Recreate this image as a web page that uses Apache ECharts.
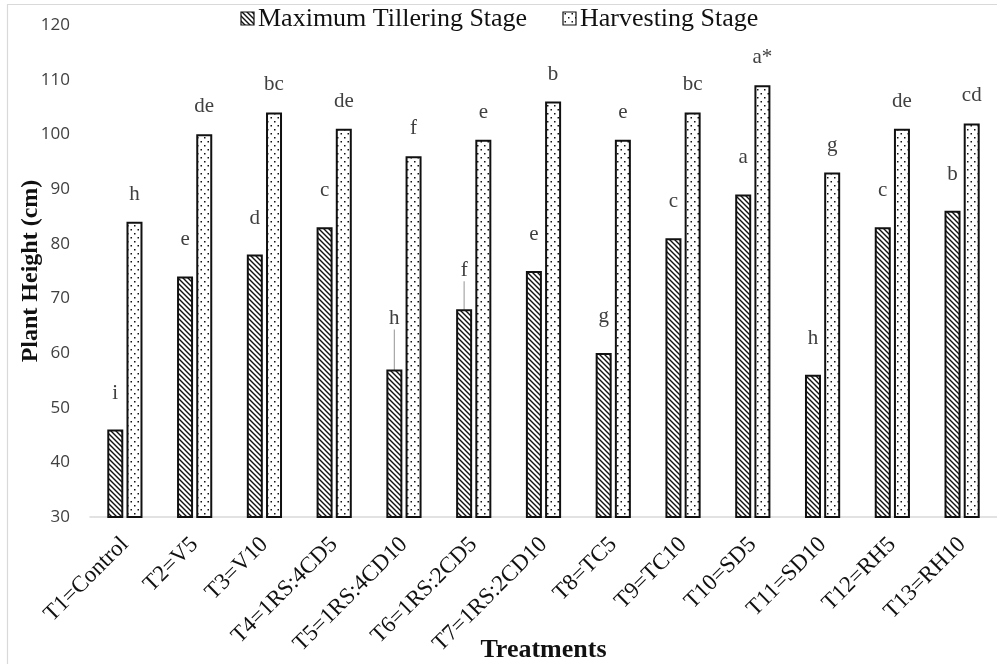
<!DOCTYPE html>
<html>
<head>
<meta charset="utf-8">
<script src="https://cdn.jsdelivr.net/npm/echarts@6/dist/echarts.min.js"></script>
<style>
  html, body { margin: 0; padding: 0; background: #fff; }
  #chart { width: 997px; height: 664px; }
</style>
</head>
<body>
<div id="chart"></div>
<script>
// Treatments on the x axis
const categories = ['T1=Control', 'T2=V5', 'T3=V10', 'T4=1RS:4CD5', 'T5=1RS:4CD10', 'T6=1RS:2CD5',
  'T7=1RS:2CD10', 'T8=TC5', 'T9=TC10', 'T10=SD5', 'T11=SD10', 'T12=RH5', 'T13=RH10'];

// Plant height (cm) at each stage
const tilleringValues = [46, 74, 78, 83, 57, 68, 75, 60, 81, 89, 56, 83, 86];
const harvestingValues = [84, 100, 104, 101, 96, 99, 106, 99, 104, 109, 93, 101, 102];

// Significance letters above the bars
const tilleringLetters = ['i', 'e', 'd', 'c', 'h', 'f', 'e', 'g', 'c', 'a', 'h', 'c', 'b'];
const harvestingLetters = ['h', 'de', 'bc', 'de', 'f', 'e', 'b', 'e', 'bc', 'a*', 'g', 'de', 'cd'];

const seriesNames = ['Maximum Tillering Stage', 'Harvesting Stage'];
const yTicks = { min: 30, max: 120, step: 10 };

const SERIF = 'Liberation Serif';

// Diagonal hatch fill
function hatchPattern() {
  const c = document.createElement('canvas');
  c.width = 5; c.height = 5;
  const g = c.getContext('2d');
  g.fillStyle = '#fff';
  g.fillRect(0, 0, 5, 5);
  g.strokeStyle = '#111';
  g.lineWidth = 1.4;
  g.beginPath();
  g.moveTo(-1, -1); g.lineTo(6, 6);
  g.moveTo(-1, 4); g.lineTo(1, 6);
  g.moveTo(4, -1); g.lineTo(6, 1);
  g.stroke();
  return c;
}

// Small dotted fill
function dotPattern() {
  const c = document.createElement('canvas');
  c.width = 7; c.height = 8;
  const g = c.getContext('2d');
  g.fillStyle = '#fff';
  g.fillRect(0, 0, 7, 8);
  g.fillStyle = '#111';
  g.fillRect(1, 1, 1.5, 1.5);
  g.fillRect(4.5, 5, 1.5, 1.5);
  return c;
}

const hatchFill = { image: hatchPattern(), repeat: 'repeat' };
const dotFill = { image: dotPattern(), repeat: 'repeat' };
const seriesFills = [hatchFill, dotFill];

const chart = echarts.init(document.getElementById('chart'), null, { renderer: 'canvas' });

function letterLabel(letters, distance) {
  return {
    show: true,
    position: 'top',
    distance: distance,
    formatter: p => letters[p.dataIndex],
    fontFamily: SERIF,
    fontSize: 21,
    color: '#404040'
  };
}

// Two tillering labels sit a little higher, joined to their bars by a short leader
const leaderShift = { 4: -14, 5: -2 };
const tilleringData = tilleringValues.map((v, i) => (
  i in leaderShift ? { value: v, labelLine: { show: true } } : v
));

// Legend drawn as a small graphic group: swatch + serif caption per series
const legendSlots = [241, 563];
const legendGraphic = seriesNames.flatMap((name, i) => [
  {
    type: 'rect',
    shape: { x: legendSlots[i], y: 12, width: 13, height: 13 },
    style: { fill: seriesFills[i], stroke: '#111', lineWidth: 1.2 },
    silent: true
  },
  {
    type: 'text',
    x: legendSlots[i] + 17,
    y: 19,
    style: {
      text: name,
      fontFamily: SERIF,
      fontSize: 26,
      fill: '#111',
      verticalAlign: 'middle',
      align: 'left'
    },
    silent: true
  }
]);

const option = {
  backgroundColor: '#fff',
  animation: false,
  textStyle: { fontFamily: SERIF },
  graphic: [{
    type: 'polyline',
    shape: { points: [[7.5, 700], [7.5, 4.5], [1000, 4.5]] },
    style: { stroke: '#d9d9d9', lineWidth: 1.2, fill: null },
    silent: true
  }].concat(legendGraphic),
  grid: { left: 90, right: 0, top: 25, bottom: 147, containLabel: false, outerBoundsMode: 'none' },
  xAxis: {
    type: 'category',
    data: categories,
    axisLine: { show: true, lineStyle: { color: '#d9d9d9', width: 1.5 } },
    axisTick: { show: false },
    axisLabel: {
      rotate: 45,
      margin: 24,
      interval: 0,
      fontFamily: SERIF,
      fontSize: 23,
      color: '#111'
    },
    name: 'Treatments',
    nameLocation: 'middle',
    nameGap: 120,
    nameMoveOverlap: false,
    nameTextStyle: { fontFamily: SERIF, fontSize: 26, fontWeight: 'bold', color: '#111' }
  },
  yAxis: {
    type: 'value',
    min: yTicks.min,
    max: yTicks.max,
    interval: yTicks.step,
    splitLine: { show: false },
    axisLine: { show: false },
    axisTick: { show: false },
    axisLabel: {
      margin: 20,
      fontFamily: 'Open Sans',
      fontSize: 17,
      color: '#404040'
    },
    name: 'Plant Height (cm)',
    nameLocation: 'middle',
    nameGap: 47,
    nameMoveOverlap: false,
    nameTextStyle: { fontFamily: SERIF, fontSize: 24, fontWeight: 'bold', color: '#111' }
  },
  series: [
    {
      name: seriesNames[0],
      type: 'bar',
      data: tilleringData,
      barWidth: 16,
      barGap: '20%',
      itemStyle: {
        color: hatchFill,
        borderColor: '#111',
        borderWidth: 2
      },
      label: letterLabel(tilleringLetters, 26),
      labelLine: { show: false, lineStyle: { color: '#a6a6a6', width: 1.2 } },
      labelLayout: p => (p.dataIndex in leaderShift ? { dy: leaderShift[p.dataIndex] } : {})
    },
    {
      name: seriesNames[1],
      type: 'bar',
      data: harvestingValues,
      barWidth: 16,
      barGap: '20%',
      itemStyle: {
        color: dotFill,
        borderColor: '#111',
        borderWidth: 2
      },
      label: letterLabel(harvestingLetters, 17)
    }
  ]
};

chart.setOption(option);
</script>
</body>
</html>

• _TASK DIRECTIONS_
Omit every picture while copying the listing above exactly.

• _EXERCISE RESPONSE_
Recreate this image as a web page that uses Apache ECharts.
<!DOCTYPE html>
<html>
<head>
<meta charset="utf-8">
<script src="https://cdn.jsdelivr.net/npm/echarts@6/dist/echarts.min.js"></script>
<style>
  html, body { margin: 0; padding: 0; background: #fff; }
  #chart { width: 997px; height: 664px; }
</style>
</head>
<body>
<div id="chart"></div>
<script>
// Treatments on the x axis
const categories = ['T1=Control', 'T2=V5', 'T3=V10', 'T4=1RS:4CD5', 'T5=1RS:4CD10', 'T6=1RS:2CD5',
  'T7=1RS:2CD10', 'T8=TC5', 'T9=TC10', 'T10=SD5', 'T11=SD10', 'T12=RH5', 'T13=RH10'];

// Plant height (cm) at each stage
const tilleringValues = [46, 74, 78, 83, 57, 68, 75, 60, 81, 89, 56, 83, 86];
const harvestingValues = [84, 100, 104, 101, 96, 99, 106, 99, 104, 109, 93, 101, 102];

// Significance letters above the bars
const tilleringLetters = ['i', 'e', 'd', 'c', 'h', 'f', 'e', 'g', 'c', 'a', 'h', 'c', 'b'];
const harvestingLetters = ['h', 'de', 'bc', 'de', 'f', 'e', 'b', 'e', 'bc', 'a*', 'g', 'de', 'cd'];

const seriesNames = ['Maximum Tillering Stage', 'Harvesting Stage'];
const yTicks = { min: 30, max: 120, step: 10 };

const SERIF = 'Liberation Serif';

// Diagonal hatch fill
function hatchPattern() {
  const c = document.createElement('canvas');
  c.width = 5; c.height = 5;
  const g = c.getContext('2d');
  g.fillStyle = '#fff';
  g.fillRect(0, 0, 5, 5);
  g.strokeStyle = '#111';
  g.lineWidth = 1.4;
  g.beginPath();
  g.moveTo(-1, -1); g.lineTo(6, 6);
  g.moveTo(-1, 4); g.lineTo(1, 6);
  g.moveTo(4, -1); g.lineTo(6, 1);
  g.stroke();
  return c;
}

// Small dotted fill
function dotPattern() {
  const c = document.createElement('canvas');
  c.width = 7; c.height = 8;
  const g = c.getContext('2d');
  g.fillStyle = '#fff';
  g.fillRect(0, 0, 7, 8);
  g.fillStyle = '#111';
  g.fillRect(1, 1, 1.5, 1.5);
  g.fillRect(4.5, 5, 1.5, 1.5);
  return c;
}

const hatchFill = { image: hatchPattern(), repeat: 'repeat' };
const dotFill = { image: dotPattern(), repeat: 'repeat' };
const seriesFills = [hatchFill, dotFill];

const chart = echarts.init(document.getElementById('chart'), null, { renderer: 'canvas' });

function letterLabel(letters, distance) {
  return {
    show: true,
    position: 'top',
    distance: distance,
    formatter: p => letters[p.dataIndex],
    fontFamily: SERIF,
    fontSize: 21,
    color: '#404040'
  };
}

// Two tillering labels sit a little higher, joined to their bars by a short leader
const leaderShift = { 4: -14, 5: -2 };
const tilleringData = tilleringValues.map((v, i) => (
  i in leaderShift ? { value: v, labelLine: { show: true } } : v
));

// Legend drawn as a small graphic group: swatch + serif caption per series
const legendSlots = [241, 563];
const legendGraphic = seriesNames.flatMap((name, i) => [
  {
    type: 'rect',
    shape: { x: legendSlots[i], y: 12, width: 13, height: 13 },
    style: { fill: seriesFills[i], stroke: '#111', lineWidth: 1.2 },
    silent: true
  },
  {
    type: 'text',
    x: legendSlots[i] + 17,
    y: 19,
    style: {
      text: name,
      fontFamily: SERIF,
      fontSize: 26,
      fill: '#111',
      verticalAlign: 'middle',
      align: 'left'
    },
    silent: true
  }
]);

const option = {
  backgroundColor: '#fff',
  animation: false,
  textStyle: { fontFamily: SERIF },
  graphic: [{
    type: 'polyline',
    shape: { points: [[7.5, 700], [7.5, 4.5], [1000, 4.5]] },
    style: { stroke: '#d9d9d9', lineWidth: 1.2, fill: null },
    silent: true
  }].concat(legendGraphic),
  grid: { left: 90, right: 0, top: 25, bottom: 147, containLabel: false, outerBoundsMode: 'none' },
  xAxis: {
    type: 'category',
    data: categories,
    axisLine: { show: true, lineStyle: { color: '#d9d9d9', width: 1.5 } },
    axisTick: { show: false },
    axisLabel: {
      rotate: 45,
      margin: 24,
      interval: 0,
      fontFamily: SERIF,
      fontSize: 23,
      color: '#111'
    },
    name: 'Treatments',
    nameLocation: 'middle',
    nameGap: 120,
    nameMoveOverlap: false,
    nameTextStyle: { fontFamily: SERIF, fontSize: 26, fontWeight: 'bold', color: '#111' }
  },
  yAxis: {
    type: 'value',
    min: yTicks.min,
    max: yTicks.max,
    interval: yTicks.step,
    splitLine: { show: false },
    axisLine: { show: false },
    axisTick: { show: false },
    axisLabel: {
      margin: 20,
      fontFamily: 'Open Sans',
      fontSize: 17,
      color: '#404040'
    },
    name: 'Plant Height (cm)',
    nameLocation: 'middle',
    nameGap: 47,
    nameMoveOverlap: false,
    nameTextStyle: { fontFamily: SERIF, fontSize: 24, fontWeight: 'bold', color: '#111' }
  },
  series: [
    {
      name: seriesNames[0],
      type: 'bar',
      data: tilleringData,
      barWidth: 16,
      barGap: '20%',
      itemStyle: {
        color: hatchFill,
        borderColor: '#111',
        borderWidth: 2
      },
      label: letterLabel(tilleringLetters, 26),
      labelLine: { show: false, lineStyle: { color: '#a6a6a6', width: 1.2 } },
      labelLayout: p => (p.dataIndex in leaderShift ? { dy: leaderShift[p.dataIndex] } : {})
    },
    {
      name: seriesNames[1],
      type: 'bar',
      data: harvestingValues,
      barWidth: 16,
      barGap: '20%',
      itemStyle: {
        color: dotFill,
        borderColor: '#111',
        borderWidth: 2
      },
      label: letterLabel(harvestingLetters, 17)
    }
  ]
};

chart.setOption(option);
</script>
</body>
</html>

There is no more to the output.